## What is needed
Identify each line below that contains the word "this", and copy it out.

[Entries with chart source code]
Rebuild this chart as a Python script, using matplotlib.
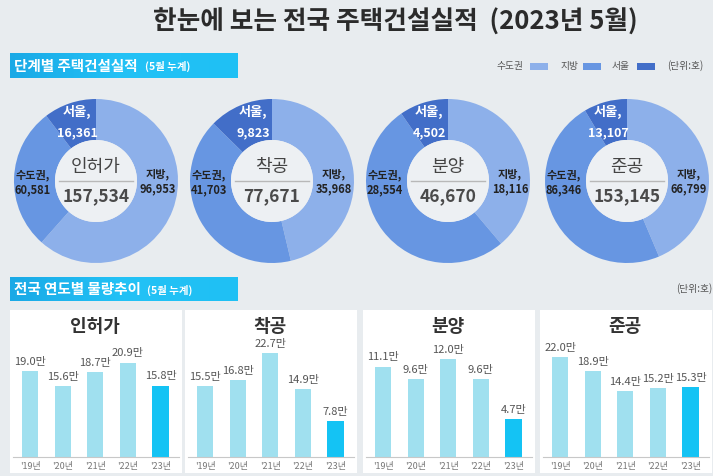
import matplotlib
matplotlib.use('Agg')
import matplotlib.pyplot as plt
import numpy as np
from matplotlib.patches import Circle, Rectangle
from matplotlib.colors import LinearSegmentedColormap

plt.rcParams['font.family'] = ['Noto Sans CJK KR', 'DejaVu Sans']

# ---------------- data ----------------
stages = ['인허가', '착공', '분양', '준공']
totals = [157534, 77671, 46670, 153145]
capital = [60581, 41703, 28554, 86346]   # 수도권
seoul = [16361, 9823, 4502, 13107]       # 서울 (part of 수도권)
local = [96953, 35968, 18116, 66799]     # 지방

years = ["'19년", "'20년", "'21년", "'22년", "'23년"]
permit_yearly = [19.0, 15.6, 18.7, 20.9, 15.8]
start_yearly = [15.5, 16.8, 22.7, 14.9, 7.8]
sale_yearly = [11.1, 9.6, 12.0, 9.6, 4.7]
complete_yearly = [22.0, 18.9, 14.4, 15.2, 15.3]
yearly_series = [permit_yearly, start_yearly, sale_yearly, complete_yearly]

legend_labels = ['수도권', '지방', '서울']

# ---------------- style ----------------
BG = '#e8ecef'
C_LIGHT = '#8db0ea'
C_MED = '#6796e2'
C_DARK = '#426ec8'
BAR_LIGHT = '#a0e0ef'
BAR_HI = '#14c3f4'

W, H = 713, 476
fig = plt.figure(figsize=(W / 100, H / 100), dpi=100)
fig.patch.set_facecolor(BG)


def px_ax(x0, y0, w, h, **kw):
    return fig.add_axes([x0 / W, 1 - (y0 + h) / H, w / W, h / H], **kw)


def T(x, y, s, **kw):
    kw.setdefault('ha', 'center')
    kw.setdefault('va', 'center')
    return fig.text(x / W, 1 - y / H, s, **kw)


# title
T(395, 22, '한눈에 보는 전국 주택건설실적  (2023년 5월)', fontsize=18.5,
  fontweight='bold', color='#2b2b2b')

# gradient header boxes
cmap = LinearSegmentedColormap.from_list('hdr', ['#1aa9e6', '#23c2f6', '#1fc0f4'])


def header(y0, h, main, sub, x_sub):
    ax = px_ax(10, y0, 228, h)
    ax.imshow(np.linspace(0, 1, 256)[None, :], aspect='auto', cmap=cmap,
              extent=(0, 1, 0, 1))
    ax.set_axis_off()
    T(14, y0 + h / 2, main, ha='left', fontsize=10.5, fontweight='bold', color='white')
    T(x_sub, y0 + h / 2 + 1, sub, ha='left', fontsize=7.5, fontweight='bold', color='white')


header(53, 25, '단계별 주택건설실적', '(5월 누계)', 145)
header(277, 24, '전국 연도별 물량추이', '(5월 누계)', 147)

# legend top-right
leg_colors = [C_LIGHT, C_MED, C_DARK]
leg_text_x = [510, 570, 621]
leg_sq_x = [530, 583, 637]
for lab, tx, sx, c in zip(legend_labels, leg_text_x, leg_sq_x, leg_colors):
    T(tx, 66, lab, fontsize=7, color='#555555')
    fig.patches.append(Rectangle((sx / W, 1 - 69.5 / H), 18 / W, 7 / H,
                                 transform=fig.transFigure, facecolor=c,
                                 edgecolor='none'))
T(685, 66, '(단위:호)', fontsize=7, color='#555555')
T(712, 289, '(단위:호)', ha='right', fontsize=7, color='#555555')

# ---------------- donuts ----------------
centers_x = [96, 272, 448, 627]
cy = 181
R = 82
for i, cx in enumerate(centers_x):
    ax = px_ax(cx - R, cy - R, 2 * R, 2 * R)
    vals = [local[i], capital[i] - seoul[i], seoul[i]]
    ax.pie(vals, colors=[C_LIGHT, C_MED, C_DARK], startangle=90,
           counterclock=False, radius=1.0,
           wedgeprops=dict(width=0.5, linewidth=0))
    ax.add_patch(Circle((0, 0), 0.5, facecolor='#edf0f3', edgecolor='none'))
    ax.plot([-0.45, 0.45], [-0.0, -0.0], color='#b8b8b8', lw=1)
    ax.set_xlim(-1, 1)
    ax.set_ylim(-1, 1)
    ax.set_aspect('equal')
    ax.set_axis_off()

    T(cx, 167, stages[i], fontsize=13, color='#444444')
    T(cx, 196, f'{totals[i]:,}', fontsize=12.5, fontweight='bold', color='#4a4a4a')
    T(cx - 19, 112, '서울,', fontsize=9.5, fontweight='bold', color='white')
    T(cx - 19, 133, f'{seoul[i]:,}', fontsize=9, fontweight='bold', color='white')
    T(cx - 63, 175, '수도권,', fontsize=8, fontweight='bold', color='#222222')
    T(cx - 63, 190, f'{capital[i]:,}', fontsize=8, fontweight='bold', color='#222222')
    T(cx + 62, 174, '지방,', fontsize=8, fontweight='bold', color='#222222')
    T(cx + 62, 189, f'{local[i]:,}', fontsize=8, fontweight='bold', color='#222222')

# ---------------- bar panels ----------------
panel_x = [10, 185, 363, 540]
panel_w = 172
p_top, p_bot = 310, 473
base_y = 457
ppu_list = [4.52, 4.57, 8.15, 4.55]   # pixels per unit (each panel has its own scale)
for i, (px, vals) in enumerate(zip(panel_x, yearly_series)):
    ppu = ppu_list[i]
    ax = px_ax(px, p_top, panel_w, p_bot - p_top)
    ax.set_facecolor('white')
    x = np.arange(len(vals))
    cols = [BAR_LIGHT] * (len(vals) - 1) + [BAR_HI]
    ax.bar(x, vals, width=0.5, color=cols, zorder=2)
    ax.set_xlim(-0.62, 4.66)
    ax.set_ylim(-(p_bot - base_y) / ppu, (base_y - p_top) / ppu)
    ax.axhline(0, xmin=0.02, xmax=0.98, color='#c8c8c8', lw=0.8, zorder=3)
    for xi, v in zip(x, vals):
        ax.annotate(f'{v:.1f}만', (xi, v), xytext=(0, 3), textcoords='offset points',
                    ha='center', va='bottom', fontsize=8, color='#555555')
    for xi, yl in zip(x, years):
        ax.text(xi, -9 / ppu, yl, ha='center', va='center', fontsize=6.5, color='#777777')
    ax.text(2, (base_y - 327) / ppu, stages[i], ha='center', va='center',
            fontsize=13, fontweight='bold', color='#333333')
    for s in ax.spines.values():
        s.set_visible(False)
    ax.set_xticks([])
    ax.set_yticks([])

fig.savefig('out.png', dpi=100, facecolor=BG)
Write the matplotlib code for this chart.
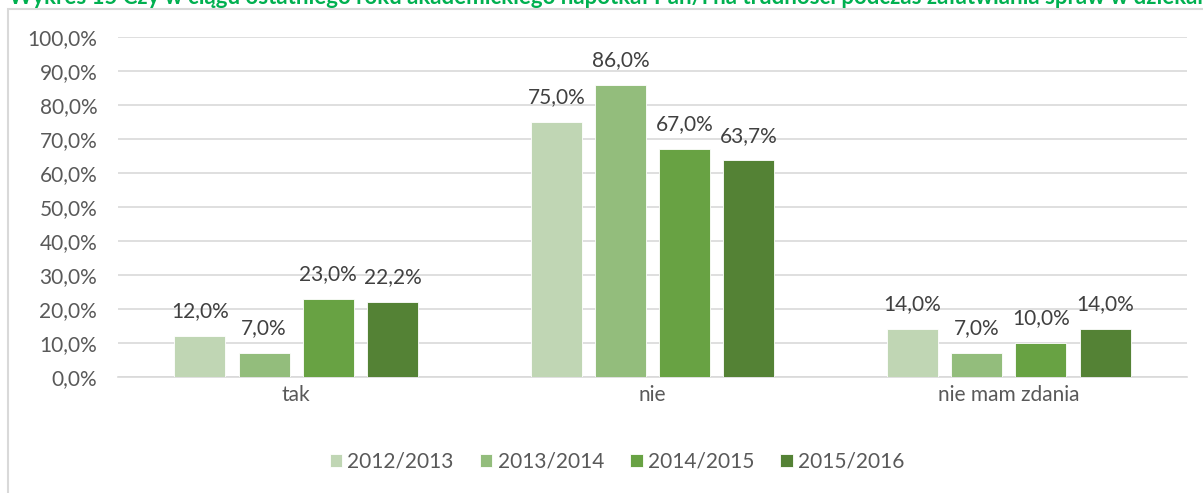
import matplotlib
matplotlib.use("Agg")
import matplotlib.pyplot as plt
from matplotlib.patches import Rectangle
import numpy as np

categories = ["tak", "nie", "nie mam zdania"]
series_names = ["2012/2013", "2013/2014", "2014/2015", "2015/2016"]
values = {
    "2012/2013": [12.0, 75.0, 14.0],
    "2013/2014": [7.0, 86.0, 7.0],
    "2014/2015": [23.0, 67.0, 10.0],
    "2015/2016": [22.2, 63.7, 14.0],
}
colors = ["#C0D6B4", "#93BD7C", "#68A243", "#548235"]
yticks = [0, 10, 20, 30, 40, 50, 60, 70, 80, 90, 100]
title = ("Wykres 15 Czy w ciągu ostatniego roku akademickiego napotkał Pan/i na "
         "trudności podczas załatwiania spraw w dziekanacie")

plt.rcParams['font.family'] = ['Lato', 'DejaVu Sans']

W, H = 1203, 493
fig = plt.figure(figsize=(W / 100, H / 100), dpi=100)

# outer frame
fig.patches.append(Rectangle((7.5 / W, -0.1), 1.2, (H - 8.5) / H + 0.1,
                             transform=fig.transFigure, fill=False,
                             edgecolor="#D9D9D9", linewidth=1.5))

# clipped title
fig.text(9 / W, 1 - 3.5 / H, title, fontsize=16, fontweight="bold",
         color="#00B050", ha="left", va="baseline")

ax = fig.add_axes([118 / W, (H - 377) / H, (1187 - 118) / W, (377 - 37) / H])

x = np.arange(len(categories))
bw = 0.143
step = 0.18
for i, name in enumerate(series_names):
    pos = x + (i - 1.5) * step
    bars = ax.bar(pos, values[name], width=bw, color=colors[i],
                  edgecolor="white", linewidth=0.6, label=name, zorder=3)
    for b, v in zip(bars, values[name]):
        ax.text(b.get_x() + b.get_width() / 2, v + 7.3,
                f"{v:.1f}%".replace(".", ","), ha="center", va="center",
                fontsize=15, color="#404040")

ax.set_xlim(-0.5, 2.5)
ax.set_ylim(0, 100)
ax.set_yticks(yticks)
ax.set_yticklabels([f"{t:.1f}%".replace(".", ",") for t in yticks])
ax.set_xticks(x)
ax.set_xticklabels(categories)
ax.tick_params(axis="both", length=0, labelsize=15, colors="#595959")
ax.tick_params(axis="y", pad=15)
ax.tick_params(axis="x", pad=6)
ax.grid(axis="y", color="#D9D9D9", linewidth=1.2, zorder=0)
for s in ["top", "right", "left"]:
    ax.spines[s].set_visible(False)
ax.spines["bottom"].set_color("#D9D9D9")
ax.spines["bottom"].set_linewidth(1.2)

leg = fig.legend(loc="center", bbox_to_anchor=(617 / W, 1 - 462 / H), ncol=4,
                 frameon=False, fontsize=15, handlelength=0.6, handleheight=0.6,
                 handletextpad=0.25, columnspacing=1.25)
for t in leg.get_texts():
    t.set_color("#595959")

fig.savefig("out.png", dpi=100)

## Expected answer
Rebuild this chart as a Python script, using matplotlib.
Write the matplotlib code for this chart.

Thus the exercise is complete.